Asymptotic properties of Bergman kernels for potentials with Gevrey regularity

TL;DR

This paper investigates the asymptotic behavior of Bergman kernels for positive line bundles on Kähler manifolds with Gevrey regular potentials, showing improved expansion neighborhoods compared to smooth cases.

Contribution

It establishes new asymptotic expansion results for Bergman kernels with Gevrey class potentials, extending previous smooth potential results and providing bounds on Bergman coefficients.

Findings

Bergman kernels admit asymptotic expansions in shrinking neighborhoods for Gevrey potentials.

Derived upper bounds for Bergman coefficients involving factorial growth.
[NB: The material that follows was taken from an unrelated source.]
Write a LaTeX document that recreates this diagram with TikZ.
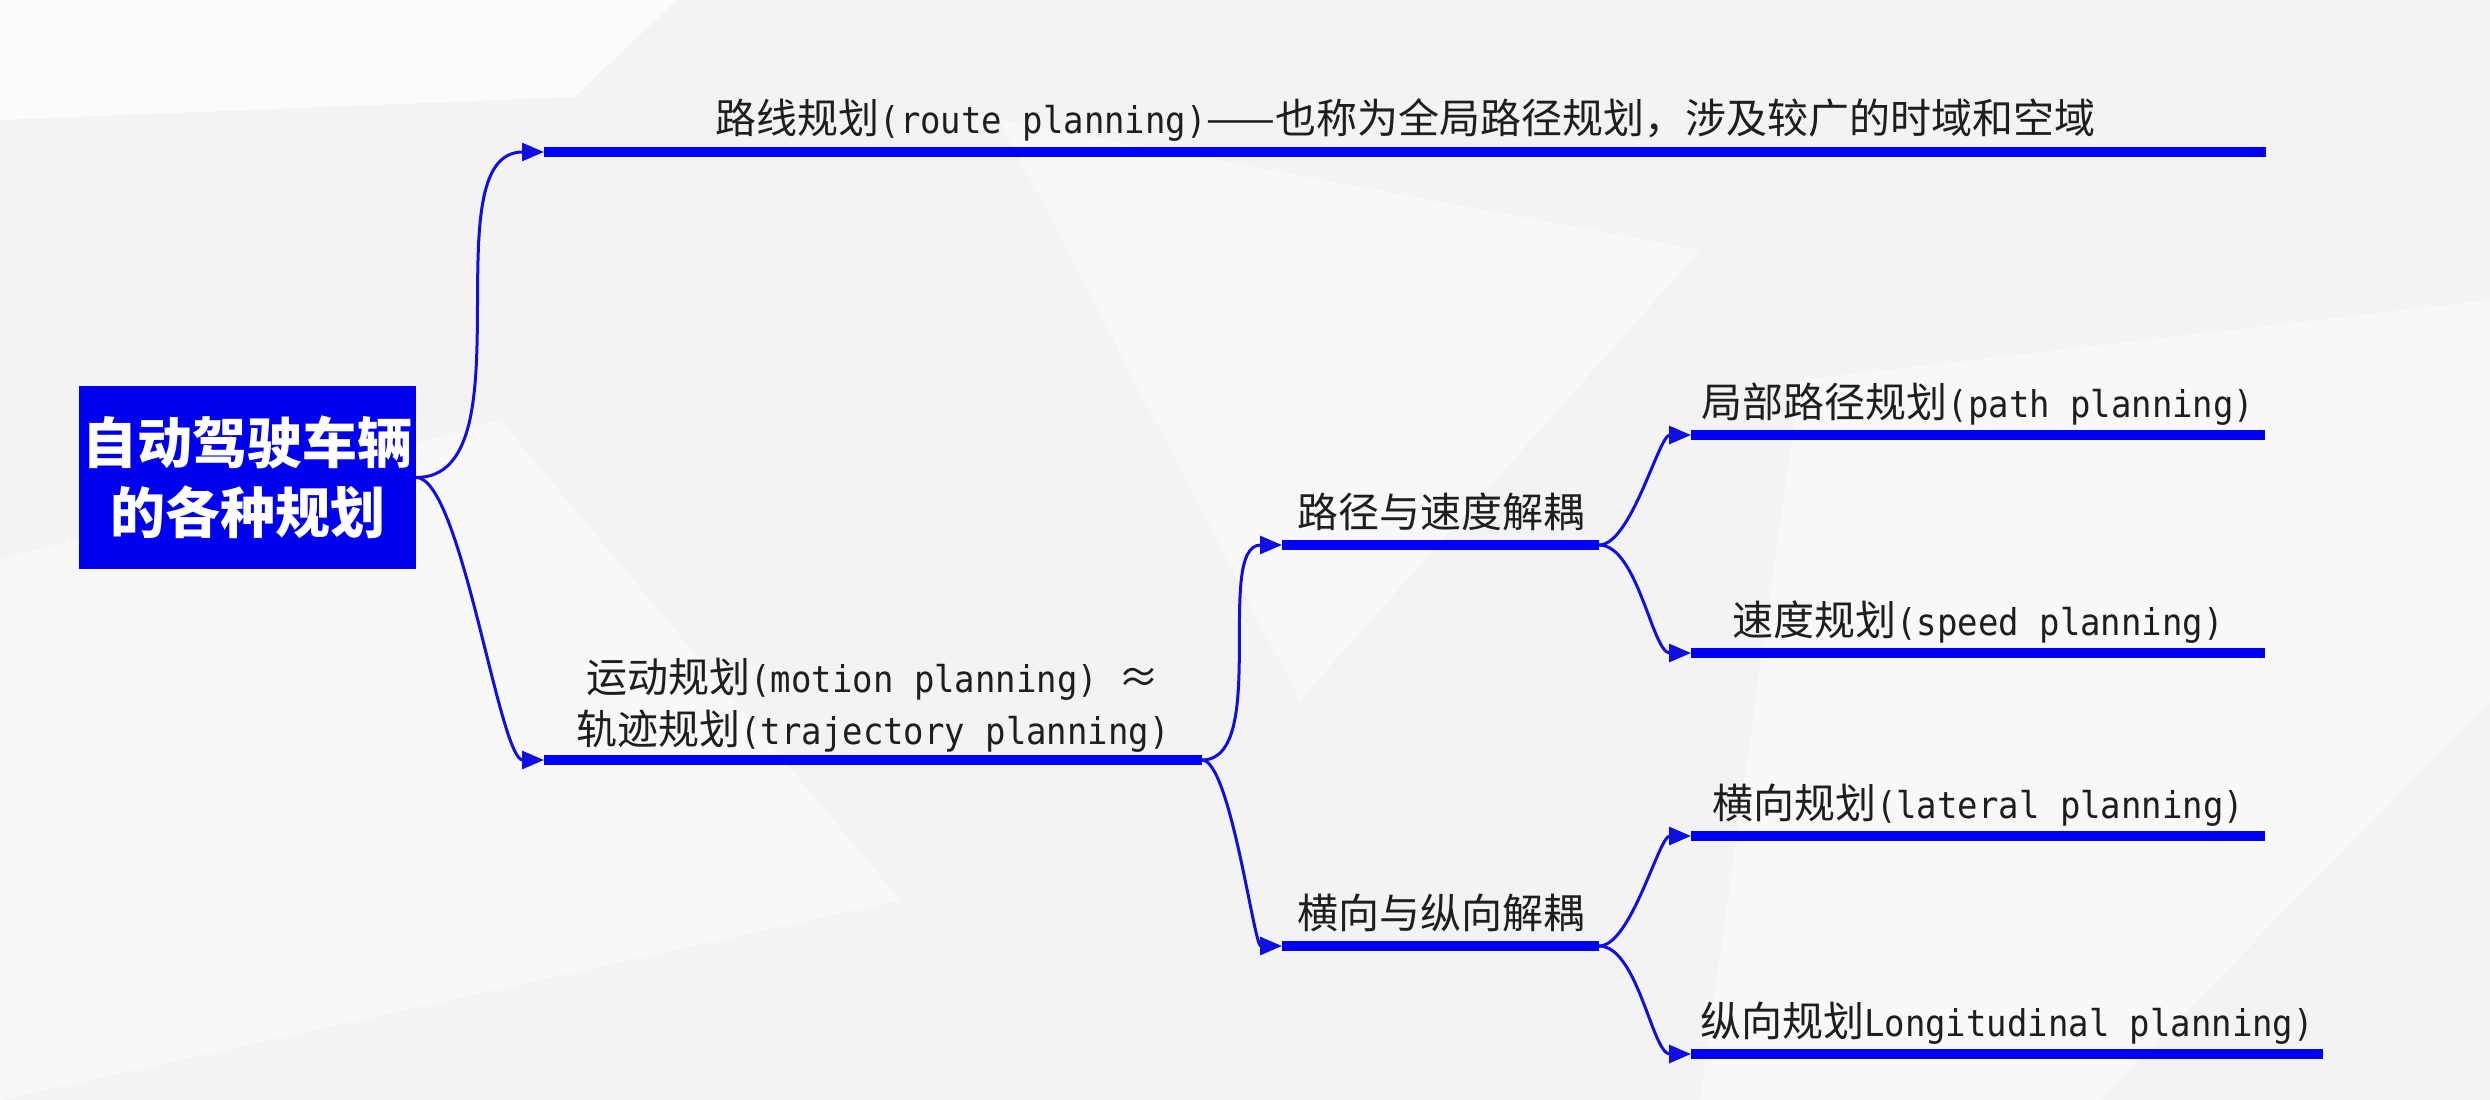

Results improve the size of neighborhoods where expansions are valid compared to smooth potentials.

Abstract

We study the asymptotic properties of the Bergman kernels associated to tensor powers of a positive line bundle on a compact K\"ahler manifold. We show that if the K\"ahler potential is in Gevrey class $G^a$ for some $a>1$, then the Bergman kernel accepts a complete asymptotic expansion in a neighborhood of the diagonal of shrinking size $k^{-\frac12+\frac{1}{4a+4\varepsilon}}$ for every $\varepsilon>0$. These improve the earlier results in the subject for smooth potentials, where an expansion exists in a $(\frac{\log k}{k})^{\frac12}$ neighborhood of the diagonal. We obtain our results by finding upper bounds of the form $C^m m!^{2a+2\varepsilon}$ for the Bergman coefficients $b_m(x, \bar y)$ in a fixed neighborhood by the method of \cite{BBS}. We also show that sharpening these upper bounds would improve the rate of shrinking neighborhoods of the diagonal $x=y$ in our results.